Von Schlagzeilen erschlagen
Für das Festival wählte das Theater dieses Stück aus, weil es, wie der Schauspieler am Ende des Stücks, bei dem er aus der Rolle schlüpft und wieder von Kozalchik zu Hesi Heliyou wurde, thematisiert, dass nicht die Persönlichkeit von Yakov Kozalchik ge- und hinterfragt wurde, sondern Schlagzeilen sein Leben sozusagen erschlugen. Erst rund 50 Jahre nach seinem Tod durfte überhaupt eine Inschrift auf seinem Grab angebracht werden, so eine umstrittene Persönlichkeit war er in der israelischen Öffentlichkeit.

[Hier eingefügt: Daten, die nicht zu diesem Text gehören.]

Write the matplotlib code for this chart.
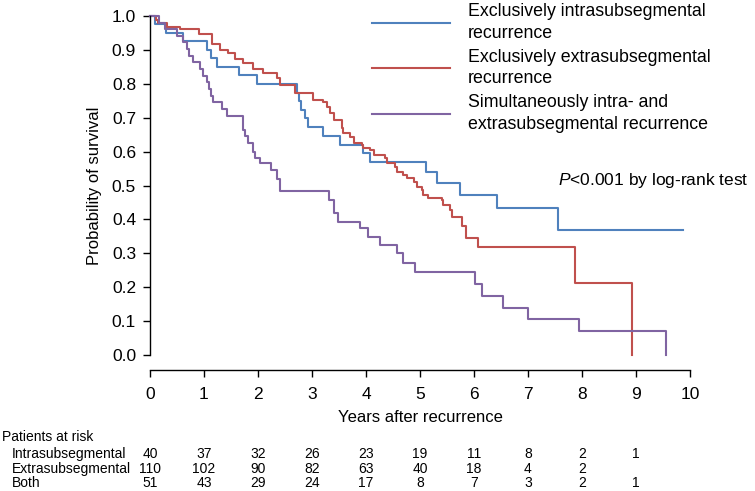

An den Rand gedrängte Menschen
Ähnliches gelte für viele Menschen mit Behinderung(en), wo oft nicht gefragt werde, was sind das für Menschen, was können sie, sondern auf ihr Handicap reduziert werden. Und weil es ihnen nicht zugetraut wird, werden sie in ihren Möglichkeiten von vornherein beschnitten. Genau diese Chancen zu eröffnen ist eines der Prinzipien von Na Laga’at – und der anderen Projekte aus Schweden, Belgien, Griechenland, Deutschland sowie dem diesmaligen Veranstalterland dieses EU-Projekts sowie aus Österreich (Theater Arbos). Wobei es nicht bei allen Projekten um Menschen mit Behinderung(en) geht, sondern auch um andere an den Rand gedrängte Gruppen, beispielsweise Geflüchtete, Jugendliche usw.
Compliance-Hinweis:
Die Berichterstattung konnte/kann nur erfolgen, weil Kinder I Jugend I Kultur I Und mehr … im Rahmen des EU-Projekts von ARBOS auf diese Reise eingeladen worden ist.